Aim of the exercise: Provide only the number of lines in the data below that contain the word "this".

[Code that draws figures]
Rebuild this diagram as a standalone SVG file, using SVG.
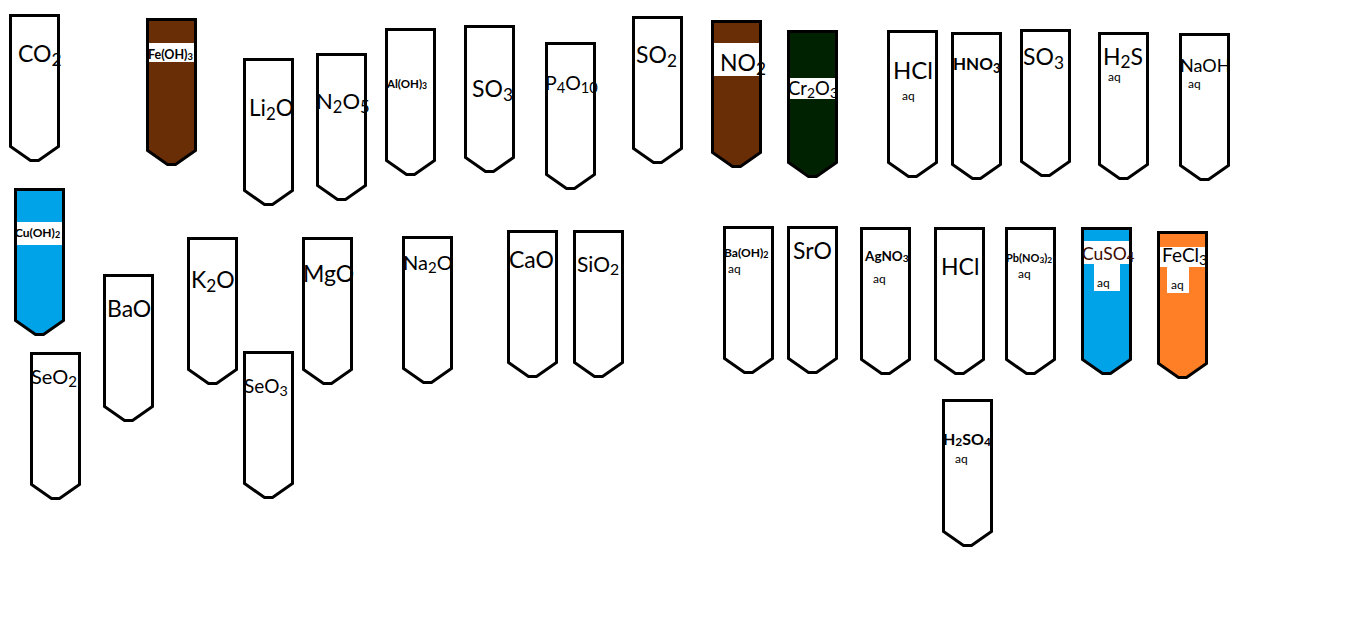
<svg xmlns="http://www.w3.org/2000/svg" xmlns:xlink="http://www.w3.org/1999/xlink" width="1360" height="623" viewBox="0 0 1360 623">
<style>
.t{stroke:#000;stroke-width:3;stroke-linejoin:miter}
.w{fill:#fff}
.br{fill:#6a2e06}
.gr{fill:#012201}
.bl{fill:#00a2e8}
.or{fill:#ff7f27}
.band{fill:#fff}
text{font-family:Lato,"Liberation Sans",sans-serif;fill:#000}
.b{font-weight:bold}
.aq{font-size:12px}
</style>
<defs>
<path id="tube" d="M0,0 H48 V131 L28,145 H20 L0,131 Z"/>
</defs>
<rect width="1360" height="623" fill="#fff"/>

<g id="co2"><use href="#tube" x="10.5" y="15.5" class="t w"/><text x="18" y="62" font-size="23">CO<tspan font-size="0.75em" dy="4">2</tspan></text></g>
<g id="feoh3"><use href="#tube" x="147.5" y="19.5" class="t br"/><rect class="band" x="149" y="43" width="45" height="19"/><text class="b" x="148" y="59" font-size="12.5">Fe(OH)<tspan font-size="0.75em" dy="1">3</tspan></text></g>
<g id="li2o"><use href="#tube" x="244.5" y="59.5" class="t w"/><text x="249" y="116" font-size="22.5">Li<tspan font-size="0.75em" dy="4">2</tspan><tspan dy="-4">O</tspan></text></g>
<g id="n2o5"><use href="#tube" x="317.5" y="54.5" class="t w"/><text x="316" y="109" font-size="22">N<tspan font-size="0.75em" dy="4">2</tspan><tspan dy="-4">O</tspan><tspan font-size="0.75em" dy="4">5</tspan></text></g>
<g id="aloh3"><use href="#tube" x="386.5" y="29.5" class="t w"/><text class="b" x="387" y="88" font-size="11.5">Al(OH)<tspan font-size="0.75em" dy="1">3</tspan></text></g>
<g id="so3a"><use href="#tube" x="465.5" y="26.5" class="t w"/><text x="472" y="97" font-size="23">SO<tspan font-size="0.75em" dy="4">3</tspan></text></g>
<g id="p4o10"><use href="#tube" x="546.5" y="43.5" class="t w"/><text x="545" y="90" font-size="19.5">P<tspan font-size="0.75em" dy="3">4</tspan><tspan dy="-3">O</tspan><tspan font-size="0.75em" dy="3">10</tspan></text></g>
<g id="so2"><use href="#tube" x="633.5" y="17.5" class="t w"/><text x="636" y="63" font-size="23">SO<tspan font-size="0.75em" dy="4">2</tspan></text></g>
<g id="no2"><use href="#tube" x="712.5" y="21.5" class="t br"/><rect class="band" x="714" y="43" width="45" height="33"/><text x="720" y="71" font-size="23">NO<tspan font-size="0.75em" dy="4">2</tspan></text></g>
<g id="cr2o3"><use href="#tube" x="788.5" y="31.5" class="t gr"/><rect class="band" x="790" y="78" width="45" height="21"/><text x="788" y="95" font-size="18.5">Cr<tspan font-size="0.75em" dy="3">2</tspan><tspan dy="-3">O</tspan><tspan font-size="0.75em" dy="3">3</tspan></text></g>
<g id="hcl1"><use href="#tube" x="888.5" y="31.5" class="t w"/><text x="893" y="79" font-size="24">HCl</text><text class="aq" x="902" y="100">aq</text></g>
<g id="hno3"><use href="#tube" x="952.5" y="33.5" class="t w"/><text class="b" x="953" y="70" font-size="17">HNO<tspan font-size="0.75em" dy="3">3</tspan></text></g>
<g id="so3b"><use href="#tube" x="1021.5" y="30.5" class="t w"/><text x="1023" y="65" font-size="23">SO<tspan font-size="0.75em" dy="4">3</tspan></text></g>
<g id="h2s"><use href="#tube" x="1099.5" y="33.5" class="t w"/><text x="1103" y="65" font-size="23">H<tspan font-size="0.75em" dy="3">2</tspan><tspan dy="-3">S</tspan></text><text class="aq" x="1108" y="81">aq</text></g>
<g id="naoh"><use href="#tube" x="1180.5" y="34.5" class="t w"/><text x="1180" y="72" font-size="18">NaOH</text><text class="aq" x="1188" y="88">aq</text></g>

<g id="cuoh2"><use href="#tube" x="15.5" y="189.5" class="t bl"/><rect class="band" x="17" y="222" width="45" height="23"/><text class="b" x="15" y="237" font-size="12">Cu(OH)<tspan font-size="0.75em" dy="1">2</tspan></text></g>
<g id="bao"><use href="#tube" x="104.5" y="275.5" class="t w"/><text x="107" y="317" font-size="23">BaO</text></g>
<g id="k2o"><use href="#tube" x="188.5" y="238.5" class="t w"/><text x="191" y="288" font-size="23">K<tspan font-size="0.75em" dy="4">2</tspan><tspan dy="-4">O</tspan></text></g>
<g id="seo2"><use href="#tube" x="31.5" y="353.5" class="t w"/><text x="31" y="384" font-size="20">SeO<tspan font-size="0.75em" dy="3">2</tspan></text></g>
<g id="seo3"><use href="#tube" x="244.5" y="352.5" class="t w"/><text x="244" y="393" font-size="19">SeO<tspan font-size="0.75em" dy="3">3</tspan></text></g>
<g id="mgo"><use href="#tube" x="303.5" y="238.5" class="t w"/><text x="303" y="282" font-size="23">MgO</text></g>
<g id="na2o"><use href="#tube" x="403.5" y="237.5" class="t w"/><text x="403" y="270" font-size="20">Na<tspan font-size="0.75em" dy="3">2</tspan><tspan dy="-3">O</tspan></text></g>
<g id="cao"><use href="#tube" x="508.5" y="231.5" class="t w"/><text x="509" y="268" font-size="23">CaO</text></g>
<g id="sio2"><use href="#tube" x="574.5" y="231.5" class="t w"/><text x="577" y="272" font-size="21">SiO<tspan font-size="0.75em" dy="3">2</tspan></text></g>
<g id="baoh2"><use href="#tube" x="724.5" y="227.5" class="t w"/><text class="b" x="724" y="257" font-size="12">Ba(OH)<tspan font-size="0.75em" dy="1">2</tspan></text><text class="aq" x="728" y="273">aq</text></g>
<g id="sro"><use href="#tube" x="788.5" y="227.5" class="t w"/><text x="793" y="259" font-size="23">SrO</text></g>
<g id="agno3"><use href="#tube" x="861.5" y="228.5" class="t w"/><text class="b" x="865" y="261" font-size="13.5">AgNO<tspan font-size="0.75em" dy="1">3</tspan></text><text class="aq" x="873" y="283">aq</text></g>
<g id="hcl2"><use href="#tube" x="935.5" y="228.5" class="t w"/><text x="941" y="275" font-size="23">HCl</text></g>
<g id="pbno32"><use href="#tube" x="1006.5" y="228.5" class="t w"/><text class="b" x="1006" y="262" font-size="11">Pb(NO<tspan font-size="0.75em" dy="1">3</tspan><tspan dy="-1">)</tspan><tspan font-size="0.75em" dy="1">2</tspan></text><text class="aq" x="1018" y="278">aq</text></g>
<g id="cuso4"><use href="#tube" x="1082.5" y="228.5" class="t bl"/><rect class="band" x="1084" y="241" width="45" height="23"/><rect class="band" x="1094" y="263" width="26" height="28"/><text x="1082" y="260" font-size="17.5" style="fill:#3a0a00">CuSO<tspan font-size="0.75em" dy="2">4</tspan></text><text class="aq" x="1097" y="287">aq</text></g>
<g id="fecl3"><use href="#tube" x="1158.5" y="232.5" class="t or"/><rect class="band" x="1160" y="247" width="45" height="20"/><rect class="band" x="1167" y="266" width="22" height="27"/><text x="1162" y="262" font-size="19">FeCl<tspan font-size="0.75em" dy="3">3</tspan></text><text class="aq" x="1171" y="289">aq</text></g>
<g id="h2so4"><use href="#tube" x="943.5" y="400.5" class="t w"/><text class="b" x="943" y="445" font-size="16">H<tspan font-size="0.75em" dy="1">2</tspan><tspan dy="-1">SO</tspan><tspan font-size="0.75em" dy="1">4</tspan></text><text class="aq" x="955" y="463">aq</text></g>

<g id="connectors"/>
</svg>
==
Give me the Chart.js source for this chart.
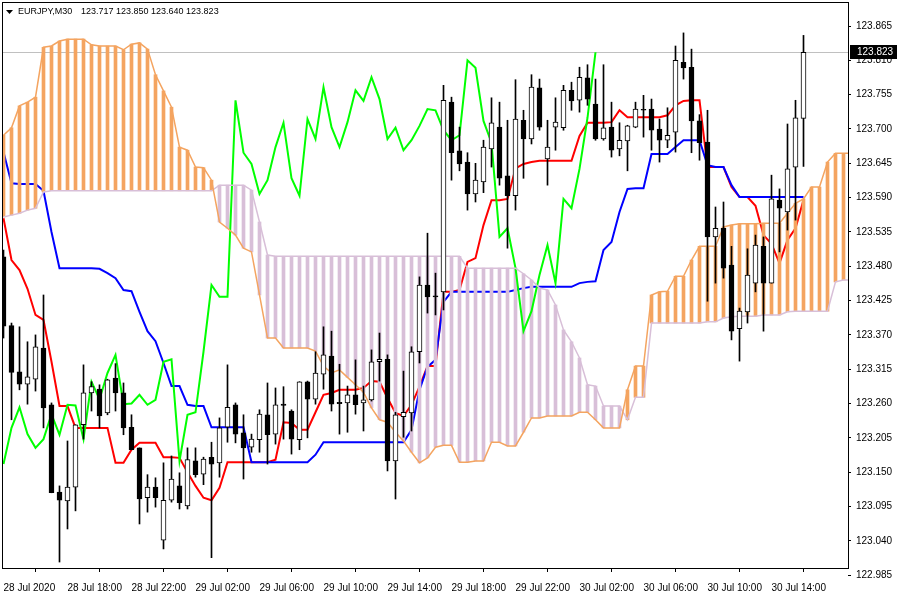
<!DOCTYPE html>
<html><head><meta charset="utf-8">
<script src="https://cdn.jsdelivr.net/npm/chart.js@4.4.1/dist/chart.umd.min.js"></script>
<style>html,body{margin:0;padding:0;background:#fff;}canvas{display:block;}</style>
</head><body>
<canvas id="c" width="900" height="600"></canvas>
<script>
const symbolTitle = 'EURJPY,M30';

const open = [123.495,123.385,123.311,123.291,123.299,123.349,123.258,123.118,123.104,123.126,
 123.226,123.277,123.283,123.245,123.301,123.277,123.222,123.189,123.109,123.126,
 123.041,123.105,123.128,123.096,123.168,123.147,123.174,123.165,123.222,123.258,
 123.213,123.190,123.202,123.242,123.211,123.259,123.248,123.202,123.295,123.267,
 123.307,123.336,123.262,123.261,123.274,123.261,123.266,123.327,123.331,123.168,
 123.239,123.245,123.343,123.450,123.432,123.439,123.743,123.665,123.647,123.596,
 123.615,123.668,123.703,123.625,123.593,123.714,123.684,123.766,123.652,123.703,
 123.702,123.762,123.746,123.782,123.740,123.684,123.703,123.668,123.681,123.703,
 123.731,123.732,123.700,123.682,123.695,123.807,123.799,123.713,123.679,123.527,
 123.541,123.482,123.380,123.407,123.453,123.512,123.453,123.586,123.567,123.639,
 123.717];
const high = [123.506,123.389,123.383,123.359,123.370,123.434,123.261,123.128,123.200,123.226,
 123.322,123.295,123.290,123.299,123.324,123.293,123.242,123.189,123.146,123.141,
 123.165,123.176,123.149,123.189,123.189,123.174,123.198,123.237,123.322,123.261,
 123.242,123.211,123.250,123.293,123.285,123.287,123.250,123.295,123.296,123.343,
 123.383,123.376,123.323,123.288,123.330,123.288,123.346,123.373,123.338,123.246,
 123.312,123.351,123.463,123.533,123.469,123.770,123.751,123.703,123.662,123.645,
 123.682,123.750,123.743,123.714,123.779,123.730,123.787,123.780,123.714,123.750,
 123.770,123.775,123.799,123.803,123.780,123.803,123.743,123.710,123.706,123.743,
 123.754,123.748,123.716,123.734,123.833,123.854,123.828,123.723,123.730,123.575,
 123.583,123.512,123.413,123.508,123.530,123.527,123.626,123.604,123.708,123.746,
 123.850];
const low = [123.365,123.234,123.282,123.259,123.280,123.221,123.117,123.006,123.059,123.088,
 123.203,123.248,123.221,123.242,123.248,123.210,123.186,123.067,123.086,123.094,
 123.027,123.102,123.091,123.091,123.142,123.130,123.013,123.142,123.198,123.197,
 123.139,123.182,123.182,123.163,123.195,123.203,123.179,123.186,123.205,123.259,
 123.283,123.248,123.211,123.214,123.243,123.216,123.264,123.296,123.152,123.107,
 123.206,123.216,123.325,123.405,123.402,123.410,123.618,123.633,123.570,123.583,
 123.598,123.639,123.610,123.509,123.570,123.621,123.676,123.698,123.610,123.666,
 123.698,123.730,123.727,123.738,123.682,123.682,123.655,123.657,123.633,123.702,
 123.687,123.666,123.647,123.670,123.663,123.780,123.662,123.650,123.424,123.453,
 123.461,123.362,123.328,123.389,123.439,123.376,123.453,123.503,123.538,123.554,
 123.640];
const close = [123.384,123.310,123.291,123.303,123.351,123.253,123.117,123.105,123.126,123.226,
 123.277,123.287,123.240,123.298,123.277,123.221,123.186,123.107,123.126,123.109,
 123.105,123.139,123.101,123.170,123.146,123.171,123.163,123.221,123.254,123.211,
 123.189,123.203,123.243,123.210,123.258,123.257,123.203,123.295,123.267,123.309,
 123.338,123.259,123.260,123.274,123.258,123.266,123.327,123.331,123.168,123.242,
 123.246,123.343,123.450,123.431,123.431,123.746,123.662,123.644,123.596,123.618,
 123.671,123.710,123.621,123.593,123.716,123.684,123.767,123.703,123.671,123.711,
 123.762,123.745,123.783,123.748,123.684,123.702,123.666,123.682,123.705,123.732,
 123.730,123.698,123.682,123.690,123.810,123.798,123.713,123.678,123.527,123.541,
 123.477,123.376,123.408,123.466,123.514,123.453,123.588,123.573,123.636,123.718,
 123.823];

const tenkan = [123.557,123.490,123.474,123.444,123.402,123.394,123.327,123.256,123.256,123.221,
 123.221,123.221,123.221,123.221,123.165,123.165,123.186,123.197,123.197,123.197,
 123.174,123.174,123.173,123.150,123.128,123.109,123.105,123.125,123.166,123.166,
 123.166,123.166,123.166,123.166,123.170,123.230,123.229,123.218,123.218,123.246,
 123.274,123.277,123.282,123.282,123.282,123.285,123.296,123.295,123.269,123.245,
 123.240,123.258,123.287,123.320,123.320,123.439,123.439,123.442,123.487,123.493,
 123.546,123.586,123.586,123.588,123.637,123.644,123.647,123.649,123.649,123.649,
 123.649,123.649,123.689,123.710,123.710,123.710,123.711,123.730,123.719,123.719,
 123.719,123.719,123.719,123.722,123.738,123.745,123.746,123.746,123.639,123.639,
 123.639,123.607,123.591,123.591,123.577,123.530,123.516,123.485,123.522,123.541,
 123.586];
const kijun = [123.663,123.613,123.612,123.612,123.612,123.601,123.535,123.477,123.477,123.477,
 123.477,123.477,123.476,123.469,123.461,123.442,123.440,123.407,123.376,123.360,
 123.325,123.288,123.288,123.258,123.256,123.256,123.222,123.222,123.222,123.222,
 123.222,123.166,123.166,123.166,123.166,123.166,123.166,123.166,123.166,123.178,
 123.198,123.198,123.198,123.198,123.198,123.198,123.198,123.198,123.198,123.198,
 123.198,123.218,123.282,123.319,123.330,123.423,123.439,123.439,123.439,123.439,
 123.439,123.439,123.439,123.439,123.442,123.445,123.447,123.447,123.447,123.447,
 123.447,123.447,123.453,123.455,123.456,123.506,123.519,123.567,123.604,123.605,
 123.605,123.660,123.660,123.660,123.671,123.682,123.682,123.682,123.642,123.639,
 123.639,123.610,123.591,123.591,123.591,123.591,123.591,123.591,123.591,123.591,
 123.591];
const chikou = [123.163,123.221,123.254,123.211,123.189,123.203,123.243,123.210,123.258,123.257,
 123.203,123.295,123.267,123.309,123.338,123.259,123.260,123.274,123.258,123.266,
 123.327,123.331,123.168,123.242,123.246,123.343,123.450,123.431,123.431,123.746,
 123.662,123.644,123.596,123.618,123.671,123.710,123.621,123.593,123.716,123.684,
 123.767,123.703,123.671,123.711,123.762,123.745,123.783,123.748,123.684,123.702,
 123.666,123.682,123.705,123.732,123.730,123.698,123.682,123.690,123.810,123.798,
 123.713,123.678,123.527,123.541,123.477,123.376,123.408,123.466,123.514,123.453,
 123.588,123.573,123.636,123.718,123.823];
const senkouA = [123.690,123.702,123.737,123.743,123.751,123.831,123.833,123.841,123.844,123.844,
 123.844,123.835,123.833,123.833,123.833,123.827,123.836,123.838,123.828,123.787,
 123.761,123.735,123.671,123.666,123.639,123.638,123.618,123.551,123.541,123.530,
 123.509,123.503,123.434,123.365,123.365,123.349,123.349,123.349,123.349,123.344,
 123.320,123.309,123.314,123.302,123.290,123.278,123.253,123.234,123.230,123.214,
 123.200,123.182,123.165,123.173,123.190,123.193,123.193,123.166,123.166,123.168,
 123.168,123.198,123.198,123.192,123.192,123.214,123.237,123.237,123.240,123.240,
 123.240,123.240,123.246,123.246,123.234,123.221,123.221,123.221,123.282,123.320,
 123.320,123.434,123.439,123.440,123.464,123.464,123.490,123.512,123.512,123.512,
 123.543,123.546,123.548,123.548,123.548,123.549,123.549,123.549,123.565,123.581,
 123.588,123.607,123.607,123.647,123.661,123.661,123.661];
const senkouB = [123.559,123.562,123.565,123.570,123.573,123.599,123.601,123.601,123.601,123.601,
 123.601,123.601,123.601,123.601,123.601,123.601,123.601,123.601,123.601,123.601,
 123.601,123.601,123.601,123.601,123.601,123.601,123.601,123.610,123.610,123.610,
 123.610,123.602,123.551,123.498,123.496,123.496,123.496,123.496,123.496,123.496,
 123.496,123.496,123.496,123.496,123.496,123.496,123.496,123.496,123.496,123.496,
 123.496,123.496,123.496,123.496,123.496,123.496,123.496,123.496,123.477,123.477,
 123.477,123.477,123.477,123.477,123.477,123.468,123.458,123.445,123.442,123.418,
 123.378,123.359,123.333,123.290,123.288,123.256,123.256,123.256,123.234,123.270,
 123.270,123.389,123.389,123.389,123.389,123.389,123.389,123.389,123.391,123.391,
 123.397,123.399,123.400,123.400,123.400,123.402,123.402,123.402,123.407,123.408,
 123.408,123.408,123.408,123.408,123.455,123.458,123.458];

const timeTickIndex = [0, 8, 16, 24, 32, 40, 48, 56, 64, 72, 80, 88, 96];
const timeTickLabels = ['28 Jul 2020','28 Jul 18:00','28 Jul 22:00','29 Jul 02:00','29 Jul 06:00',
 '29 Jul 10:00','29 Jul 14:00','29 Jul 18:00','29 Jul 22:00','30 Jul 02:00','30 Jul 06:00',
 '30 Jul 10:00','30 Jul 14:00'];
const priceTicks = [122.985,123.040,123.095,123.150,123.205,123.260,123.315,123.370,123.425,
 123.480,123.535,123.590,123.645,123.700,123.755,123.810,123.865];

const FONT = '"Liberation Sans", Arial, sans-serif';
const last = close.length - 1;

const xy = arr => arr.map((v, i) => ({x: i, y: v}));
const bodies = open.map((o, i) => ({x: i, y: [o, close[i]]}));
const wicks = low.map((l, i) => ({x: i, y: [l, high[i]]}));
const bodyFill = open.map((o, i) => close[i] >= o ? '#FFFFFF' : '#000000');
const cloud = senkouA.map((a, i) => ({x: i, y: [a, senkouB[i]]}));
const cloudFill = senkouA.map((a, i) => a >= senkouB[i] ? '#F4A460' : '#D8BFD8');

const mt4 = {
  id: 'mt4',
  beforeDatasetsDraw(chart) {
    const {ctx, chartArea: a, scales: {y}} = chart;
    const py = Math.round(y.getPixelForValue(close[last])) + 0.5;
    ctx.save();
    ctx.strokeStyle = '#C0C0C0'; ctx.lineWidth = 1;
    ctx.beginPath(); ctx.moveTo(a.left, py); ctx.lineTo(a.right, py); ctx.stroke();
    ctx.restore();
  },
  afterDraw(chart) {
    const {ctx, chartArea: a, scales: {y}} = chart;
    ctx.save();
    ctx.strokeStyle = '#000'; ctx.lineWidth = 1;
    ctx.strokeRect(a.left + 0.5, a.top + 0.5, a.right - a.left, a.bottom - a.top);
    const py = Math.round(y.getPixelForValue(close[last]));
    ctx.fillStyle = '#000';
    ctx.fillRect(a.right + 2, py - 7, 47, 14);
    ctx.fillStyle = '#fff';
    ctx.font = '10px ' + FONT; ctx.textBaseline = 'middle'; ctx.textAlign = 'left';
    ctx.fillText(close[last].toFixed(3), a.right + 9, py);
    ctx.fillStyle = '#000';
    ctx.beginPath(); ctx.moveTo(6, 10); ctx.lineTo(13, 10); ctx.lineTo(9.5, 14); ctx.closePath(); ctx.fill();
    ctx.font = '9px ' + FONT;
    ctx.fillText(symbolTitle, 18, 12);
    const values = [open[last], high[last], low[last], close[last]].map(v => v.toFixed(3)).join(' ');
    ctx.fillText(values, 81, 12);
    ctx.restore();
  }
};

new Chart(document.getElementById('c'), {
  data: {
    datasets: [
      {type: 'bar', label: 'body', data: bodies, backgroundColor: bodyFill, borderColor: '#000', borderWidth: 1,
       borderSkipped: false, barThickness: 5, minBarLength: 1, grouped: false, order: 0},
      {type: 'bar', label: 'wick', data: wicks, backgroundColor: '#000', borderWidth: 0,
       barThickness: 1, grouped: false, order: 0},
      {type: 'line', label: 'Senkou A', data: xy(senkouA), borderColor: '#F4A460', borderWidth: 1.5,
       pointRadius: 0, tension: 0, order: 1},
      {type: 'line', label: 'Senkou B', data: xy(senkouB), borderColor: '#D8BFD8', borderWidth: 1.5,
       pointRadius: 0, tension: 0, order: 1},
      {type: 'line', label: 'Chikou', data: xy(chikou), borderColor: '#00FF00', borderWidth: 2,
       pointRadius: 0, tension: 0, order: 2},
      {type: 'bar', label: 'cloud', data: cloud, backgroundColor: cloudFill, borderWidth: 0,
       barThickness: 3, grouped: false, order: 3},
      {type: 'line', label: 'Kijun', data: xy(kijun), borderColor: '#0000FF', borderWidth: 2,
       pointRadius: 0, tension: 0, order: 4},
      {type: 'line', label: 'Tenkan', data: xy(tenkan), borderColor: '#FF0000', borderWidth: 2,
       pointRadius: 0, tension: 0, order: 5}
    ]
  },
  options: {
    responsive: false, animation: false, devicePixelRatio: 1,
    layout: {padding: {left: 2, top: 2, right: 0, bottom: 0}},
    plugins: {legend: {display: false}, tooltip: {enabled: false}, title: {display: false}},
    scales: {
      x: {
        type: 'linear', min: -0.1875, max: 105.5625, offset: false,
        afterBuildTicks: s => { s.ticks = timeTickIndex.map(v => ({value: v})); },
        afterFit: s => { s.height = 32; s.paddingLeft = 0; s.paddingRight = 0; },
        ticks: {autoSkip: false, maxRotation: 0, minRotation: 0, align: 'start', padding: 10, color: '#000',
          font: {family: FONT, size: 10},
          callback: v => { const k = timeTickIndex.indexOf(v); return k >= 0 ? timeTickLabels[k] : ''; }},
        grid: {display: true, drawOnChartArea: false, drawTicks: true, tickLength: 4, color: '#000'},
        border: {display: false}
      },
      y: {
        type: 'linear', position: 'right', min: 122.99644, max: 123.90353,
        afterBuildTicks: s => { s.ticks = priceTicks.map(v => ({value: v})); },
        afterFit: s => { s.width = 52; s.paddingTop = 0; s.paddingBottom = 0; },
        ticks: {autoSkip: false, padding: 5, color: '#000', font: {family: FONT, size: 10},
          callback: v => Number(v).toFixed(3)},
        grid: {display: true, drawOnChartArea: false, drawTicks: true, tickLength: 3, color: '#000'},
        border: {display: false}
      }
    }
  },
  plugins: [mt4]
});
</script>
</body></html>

Answer in full: 2